Feeling lost with the flood of AI news? You’re not alone. Every week a new tool or buzzword pops up, and most of them promise to change everything. The trick is to cut through the hype and focus on what actually moves you forward. This guide lays out a simple, 90‑day plan you can start today, no PhD required.
2025 isn’t just a random date. It’s when several breakthroughs line up: generative models become cheap enough for small teams, edge AI chips hit mainstream, and regulation starts shaping how we can use data. That means the skills you pick up now will be directly applicable in a real‑world market that’s opening up fast. Companies are already budgeting for AI pilots that run on a laptop, and startups are building products that rely on AI without hiring data scientists.
Because of these shifts, the AI landscape in 2025 is less about massive compute and more about smart pipelines, prompt engineering, and responsible deployment. If you learn the right foundations today, you’ll be ready to plug into those pipelines as soon as they roll out.
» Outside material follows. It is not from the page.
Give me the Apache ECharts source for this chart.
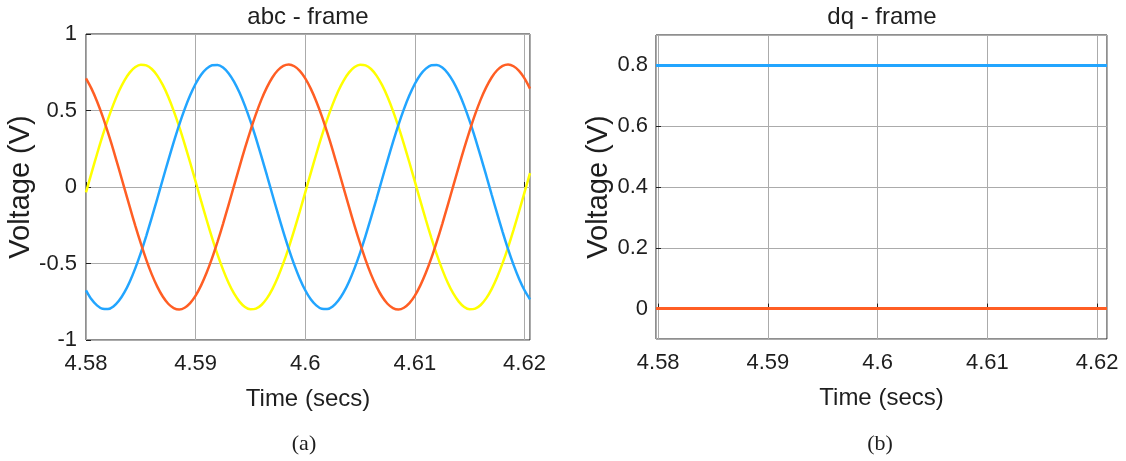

Week 1‑2: Core Concepts – Start with the basics of machine learning, neural networks, and data handling. A handful of free courses cover the math you need in under an hour a day. Focus on why models learn, not just how to code them.
Week 3‑4: Tool Familiarity – Install Python, set up a virtual environment, and play with popular libraries like TensorFlow, PyTorch, and Hugging Face. Follow a quick tutorial that builds a text‑generator in under 30 minutes. The goal is to get comfortable running code, not to master every function.
Week 5‑6: Mini Projects – Choose two real‑world problems that matter to you—maybe a simple sentiment analyzer for social media or an image classifier for garden pests. Use publicly available datasets, keep the scope small, and document every step. This builds a portfolio you can show to recruiters.
Week 7‑8: Prompt Engineering & Generative AI – Experiment with a few large language model APIs. Try crafting prompts that produce useful outputs, then refine them based on feedback. This skill is becoming as valuable as writing code because it lets you get results fast without heavy training.
Week 9‑10: Ethics & Governance – Read up on AI bias, data privacy, and emerging regulations. Write a one‑page checklist for any project you launch, covering data sources, model fairness, and documentation. Companies appreciate teams that think about risk early.
Week 11‑12: Deployment Basics – Learn how to containerize a model with Docker and push it to a cloud service like AWS or Azure. Test a simple API endpoint that returns predictions. Even a basic deployment shows you understand the end‑to‑end flow.
By the end of three months you’ll have a solid grasp of AI fundamentals, a couple of projects in your portfolio, and the confidence to join a team or start a pilot at work. The next step is to pick a niche—maybe AI for sustainable agriculture, real‑estate, or business automation—and deepen your expertise there.
Remember, the roadmap isn’t a one‑size‑fits‑all script. Adjust the timeline to your schedule, but keep the core steps: learn the basics, get hands‑on, think about impact, and ship something useful. That’s the fastest way to turn AI hype into real career momentum in 2025 and beyond.